:: SUPPLIED MATERIAL

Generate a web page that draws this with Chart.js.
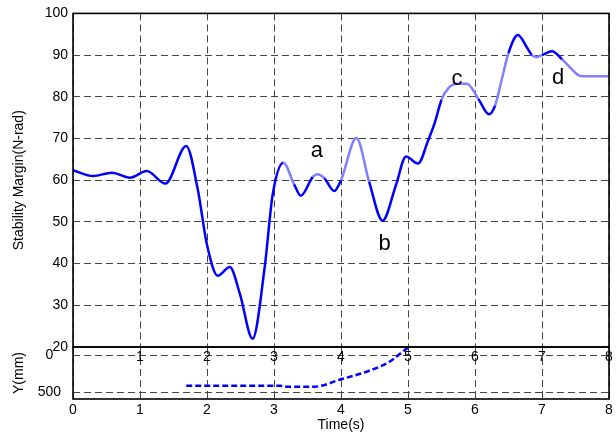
<!DOCTYPE html>
<html>
<head>
<meta charset="utf-8">
<script src="https://cdn.jsdelivr.net/npm/chart.js@4/dist/chart.umd.min.js"></script>
<style>
  body { margin: 0; background: #fff; }
  #wrap { position: relative; width: 616px; height: 439px; }
  #wrap canvas { position: absolute; left: 0; top: 0; }
</style>
</head>
<body>
<div id="wrap">
  <canvas id="lowerChart" width="616" height="439"></canvas>
  <canvas id="upperChart" width="616" height="439"></canvas>
</div>
<script>
// Stability margin vs time (upper panel)
const marginTimes = [0, 0.3, 0.58, 0.85, 1.1, 1.38, 1.69, 1.86, 2.0, 2.16, 2.34, 2.49, 2.68, 2.86, 2.98,
    3.14, 3.3, 3.4, 3.58, 3.65, 3.75, 3.9, 4.0, 4.23, 4.42, 4.62, 4.82, 4.97, 5.15, 5.3, 5.4, 5.5, 5.6,
    5.73, 5.88, 6.05, 6.21, 6.3, 6.4, 6.5, 6.64, 6.78, 6.85, 6.92, 7.0, 7.15, 7.3, 7.45, 7.57, 7.7, 8];
const marginValues = [62.4, 61.0, 61.8, 60.6, 62.2, 59.2, 68.2, 58.0, 44.5, 37.1, 39.2, 32.8, 22.0, 39.0, 56.5,
    64.2, 59.0, 56.3, 60.8, 61.4, 60.5, 57.4, 60.0, 70.1, 59.6, 50.3, 58.8, 65.7, 64.0, 69.5, 73.8, 79.3, 82.0,
    83.1, 83.1, 79.5, 75.8, 77.9, 84.2, 90.5, 94.8, 91.7, 90.0, 89.5, 90.0, 90.9, 89.0, 86.5, 85.0, 84.9, 84.9];
// time spans where the curve is drawn in the lighter blue
const lightSpans = [[3.14, 3.3], [3.58, 3.75], [4.0, 4.42], [5.5, 6.05], [6.3, 6.5], [6.85, 7.0], [7.3, 8]];

// letters marked on the curve
const markLabels = ['a', 'b', 'c', 'd'];
const markTimes = [3.64, 4.65, 5.73, 7.24];
const markValues = [67.1, 44.6, 84.3, 84.6];

// Y displacement vs time (lower panel)
const yTimes = [1.69, 3.08, 3.2, 3.6, 4.0, 4.42, 4.72, 5.0];
const yValues = [411, 411, 424, 424, 325, 210, 90, -105];

const xTicks = [0, 1, 2, 3, 4, 5, 6, 7, 8];
const marginTicks = [20, 30, 40, 50, 60, 70, 80, 90, 100];
const yTickValues = [0, 500];

Chart.defaults.font.family = "'Liberation Sans', Arial, sans-serif";
Chart.defaults.font.size = 14;
Chart.defaults.color = '#000';
Chart.defaults.animation = false;

const DARK = '#0000ff';
const LIGHT = '#8080ff';
const gridStyle = { color: '#444', lineWidth: 1, drawTicks: false };
const dash = { dash: [7, 4] };

const framePlugin = {
    id: 'frame',
    afterDraw(chart) {
        const a = chart.chartArea, ctx = chart.ctx;
        ctx.save();
        ctx.strokeStyle = '#000';
        ctx.lineWidth = 1.6;
        ctx.strokeRect(a.left, a.top, a.right - a.left, a.bottom - a.top);
        ctx.restore();
    }
};

const marksPlugin = {
    id: 'marks',
    afterDatasetsDraw(chart) {
        const ctx = chart.ctx;
        ctx.save();
        ctx.font = "22px 'Liberation Sans', Arial, sans-serif";
        ctx.fillStyle = '#000';
        ctx.textAlign = 'center';
        ctx.textBaseline = 'middle';
        markLabels.forEach((txt, i) => {
            ctx.fillText(txt, chart.scales.x.getPixelForValue(markTimes[i]),
                chart.scales.y.getPixelForValue(markValues[i]));
        });
        ctx.restore();
    }
};

function isLight(t0, t1) {
    const mid = (t0 + t1) / 2;
    return lightSpans.some(s => mid >= s[0] && mid <= s[1]);
}

// upper panel
new Chart(document.getElementById('upperChart'), {
    type: 'line',
    data: {
        datasets: [{
            data: marginTimes.map((t, i) => ({ x: t, y: marginValues[i] })),
            borderColor: DARK,
            borderWidth: 2.5,
            pointRadius: 0,
            cubicInterpolationMode: 'monotone',
            segment: {
                borderColor: c => isLight(c.p0.parsed.x, c.p1.parsed.x) ? LIGHT : DARK
            }
        }]
    },
    options: {
        responsive: false,
        layout: { padding: { top: 10, right: 7, left: 0, bottom: 0 } },
        plugins: { legend: { display: false }, tooltip: { enabled: false } },
        scales: {
            x: {
                type: 'linear', min: 0, max: 8,
                afterBuildTicks: s => { s.ticks = xTicks.map(v => ({ value: v })); },
                afterFit: s => { s.height = 92; },
                ticks: { padding: 2, maxRotation: 0, callback: v => v === 0 ? '' : v },
                grid: gridStyle, border: { display: false, ...dash }
            },
            y: {
                min: 20, max: 100,
                afterBuildTicks: s => { s.ticks = marginTicks.map(v => ({ value: v })); },
                afterFit: s => { s.width = 73; },
                ticks: { padding: 5 },
                grid: gridStyle, border: { display: false, ...dash },
                title: { display: true, text: 'Stability Margin(N-rad)', padding: { top: 11, bottom: 0 } }
            }
        }
    },
    plugins: [framePlugin, marksPlugin]
});

// lower panel
new Chart(document.getElementById('lowerChart'), {
    type: 'line',
    data: {
        datasets: [{
            data: yTimes.map((t, i) => ({ x: t, y: yValues[i] })),
            borderColor: DARK,
            borderWidth: 2.5,
            borderDash: [6, 3],
            pointRadius: 0,
            cubicInterpolationMode: 'monotone'
        }]
    },
    options: {
        responsive: false,
        layout: { padding: { top: 347, right: 7, left: 0, bottom: 0 } },
        plugins: { legend: { display: false }, tooltip: { enabled: false } },
        scales: {
            x: {
                type: 'linear', min: 0, max: 8,
                afterBuildTicks: s => { s.ticks = xTicks.map(v => ({ value: v })); },
                afterFit: s => { s.height = 40; },
                ticks: { padding: 3, maxRotation: 0 },
                grid: gridStyle, border: { display: false, ...dash },
                title: { display: true, text: 'Time(s)', padding: { top: 0, bottom: 5 } }
            },
            y: {
                reverse: true, min: -110, max: 590,
                afterBuildTicks: s => { s.ticks = yTickValues.map(v => ({ value: v })); },
                afterFit: s => { s.width = 73; },
                ticks: { padding: 12, crossAlign: 'center' },
                grid: gridStyle, border: { display: false, ...dash },
                title: { display: true, text: 'Y(mm)', padding: { top: 11, bottom: 0 } }
            }
        }
    },
    plugins: [framePlugin]
});
</script>
</body>
</html>
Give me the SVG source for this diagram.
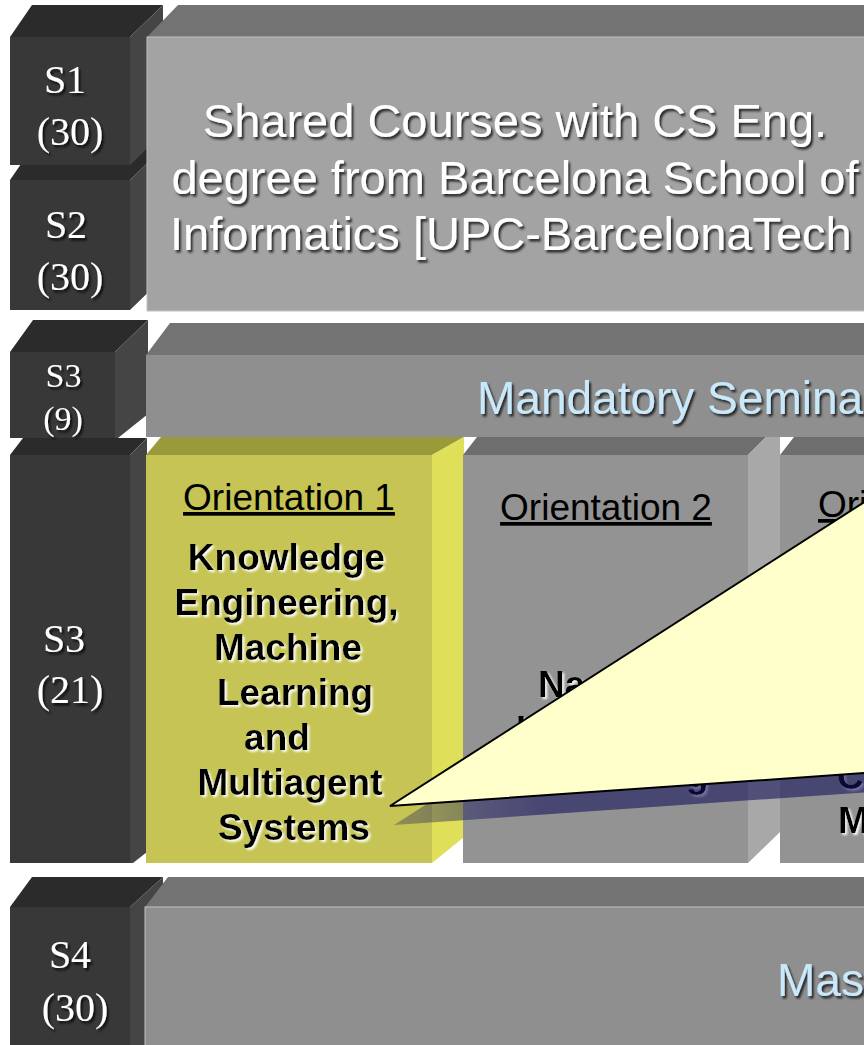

::::

Restate the records word for word, omitting images.

*CORRECT RESULT*.
Generate a web page that draws this with Chart.js.
<!DOCTYPE html>
<html>
<head>
<meta charset="utf-8">
<script src="https://cdn.jsdelivr.net/npm/chart.js@4/dist/chart.umd.min.js"></script>
<style>
  body { margin: 0; background: #fff; }
  #wrap { position: relative; width: 616px; height: 439px; }
  #wrap canvas { position: absolute; left: 0; top: 0; }
</style>
</head>
<body>
<div id="wrap">
  <canvas id="lowerChart" width="616" height="439"></canvas>
  <canvas id="upperChart" width="616" height="439"></canvas>
</div>
<script>
// Stability margin vs time (upper panel)
const marginTimes = [0, 0.3, 0.58, 0.85, 1.1, 1.38, 1.69, 1.86, 2.0, 2.16, 2.34, 2.49, 2.68, 2.86, 2.98,
    3.14, 3.3, 3.4, 3.58, 3.65, 3.75, 3.9, 4.0, 4.23, 4.42, 4.62, 4.82, 4.97, 5.15, 5.3, 5.4, 5.5, 5.6,
    5.73, 5.88, 6.05, 6.21, 6.3, 6.4, 6.5, 6.64, 6.78, 6.85, 6.92, 7.0, 7.15, 7.3, 7.45, 7.57, 7.7, 8];
const marginValues = [62.4, 61.0, 61.8, 60.6, 62.2, 59.2, 68.2, 58.0, 44.5, 37.1, 39.2, 32.8, 22.0, 39.0, 56.5,
    64.2, 59.0, 56.3, 60.8, 61.4, 60.5, 57.4, 60.0, 70.1, 59.6, 50.3, 58.8, 65.7, 64.0, 69.5, 73.8, 79.3, 82.0,
    83.1, 83.1, 79.5, 75.8, 77.9, 84.2, 90.5, 94.8, 91.7, 90.0, 89.5, 90.0, 90.9, 89.0, 86.5, 85.0, 84.9, 84.9];
// time spans where the curve is drawn in the lighter blue
const lightSpans = [[3.14, 3.3], [3.58, 3.75], [4.0, 4.42], [5.5, 6.05], [6.3, 6.5], [6.85, 7.0], [7.3, 8]];

// letters marked on the curve
const markLabels = ['a', 'b', 'c', 'd'];
const markTimes = [3.64, 4.65, 5.73, 7.24];
const markValues = [67.1, 44.6, 84.3, 84.6];

// Y displacement vs time (lower panel)
const yTimes = [1.69, 3.08, 3.2, 3.6, 4.0, 4.42, 4.72, 5.0];
const yValues = [411, 411, 424, 424, 325, 210, 90, -105];

const xTicks = [0, 1, 2, 3, 4, 5, 6, 7, 8];
const marginTicks = [20, 30, 40, 50, 60, 70, 80, 90, 100];
const yTickValues = [0, 500];

Chart.defaults.font.family = "'Liberation Sans', Arial, sans-serif";
Chart.defaults.font.size = 14;
Chart.defaults.color = '#000';
Chart.defaults.animation = false;

const DARK = '#0000ff';
const LIGHT = '#8080ff';
const gridStyle = { color: '#444', lineWidth: 1, drawTicks: false };
const dash = { dash: [7, 4] };

const framePlugin = {
    id: 'frame',
    afterDraw(chart) {
        const a = chart.chartArea, ctx = chart.ctx;
        ctx.save();
        ctx.strokeStyle = '#000';
        ctx.lineWidth = 1.6;
        ctx.strokeRect(a.left, a.top, a.right - a.left, a.bottom - a.top);
        ctx.restore();
    }
};

const marksPlugin = {
    id: 'marks',
    afterDatasetsDraw(chart) {
        const ctx = chart.ctx;
        ctx.save();
        ctx.font = "22px 'Liberation Sans', Arial, sans-serif";
        ctx.fillStyle = '#000';
        ctx.textAlign = 'center';
        ctx.textBaseline = 'middle';
        markLabels.forEach((txt, i) => {
            ctx.fillText(txt, chart.scales.x.getPixelForValue(markTimes[i]),
                chart.scales.y.getPixelForValue(markValues[i]));
        });
        ctx.restore();
    }
};

function isLight(t0, t1) {
    const mid = (t0 + t1) / 2;
    return lightSpans.some(s => mid >= s[0] && mid <= s[1]);
}

// upper panel
new Chart(document.getElementById('upperChart'), {
    type: 'line',
    data: {
        datasets: [{
            data: marginTimes.map((t, i) => ({ x: t, y: marginValues[i] })),
            borderColor: DARK,
            borderWidth: 2.5,
            pointRadius: 0,
            cubicInterpolationMode: 'monotone',
            segment: {
                borderColor: c => isLight(c.p0.parsed.x, c.p1.parsed.x) ? LIGHT : DARK
            }
        }]
    },
    options: {
        responsive: false,
        layout: { padding: { top: 10, right: 7, left: 0, bottom: 0 } },
        plugins: { legend: { display: false }, tooltip: { enabled: false } },
        scales: {
            x: {
                type: 'linear', min: 0, max: 8,
                afterBuildTicks: s => { s.ticks = xTicks.map(v => ({ value: v })); },
                afterFit: s => { s.height = 92; },
                ticks: { padding: 2, maxRotation: 0, callback: v => v === 0 ? '' : v },
                grid: gridStyle, border: { display: false, ...dash }
            },
            y: {
                min: 20, max: 100,
                afterBuildTicks: s => { s.ticks = marginTicks.map(v => ({ value: v })); },
                afterFit: s => { s.width = 73; },
                ticks: { padding: 5 },
                grid: gridStyle, border: { display: false, ...dash },
                title: { display: true, text: 'Stability Margin(N-rad)', padding: { top: 11, bottom: 0 } }
            }
        }
    },
    plugins: [framePlugin, marksPlugin]
});

// lower panel
new Chart(document.getElementById('lowerChart'), {
    type: 'line',
    data: {
        datasets: [{
            data: yTimes.map((t, i) => ({ x: t, y: yValues[i] })),
            borderColor: DARK,
            borderWidth: 2.5,
            borderDash: [6, 3],
            pointRadius: 0,
            cubicInterpolationMode: 'monotone'
        }]
    },
    options: {
        responsive: false,
        layout: { padding: { top: 347, right: 7, left: 0, bottom: 0 } },
        plugins: { legend: { display: false }, tooltip: { enabled: false } },
        scales: {
            x: {
                type: 'linear', min: 0, max: 8,
                afterBuildTicks: s => { s.ticks = xTicks.map(v => ({ value: v })); },
                afterFit: s => { s.height = 40; },
                ticks: { padding: 3, maxRotation: 0 },
                grid: gridStyle, border: { display: false, ...dash },
                title: { display: true, text: 'Time(s)', padding: { top: 0, bottom: 5 } }
            },
            y: {
                reverse: true, min: -110, max: 590,
                afterBuildTicks: s => { s.ticks = yTickValues.map(v => ({ value: v })); },
                afterFit: s => { s.width = 73; },
                ticks: { padding: 12, crossAlign: 'center' },
                grid: gridStyle, border: { display: false, ...dash },
                title: { display: true, text: 'Y(mm)', padding: { top: 11, bottom: 0 } }
            }
        }
    },
    plugins: [framePlugin]
});
</script>
</body>
</html>
Give me the SVG source for this diagram.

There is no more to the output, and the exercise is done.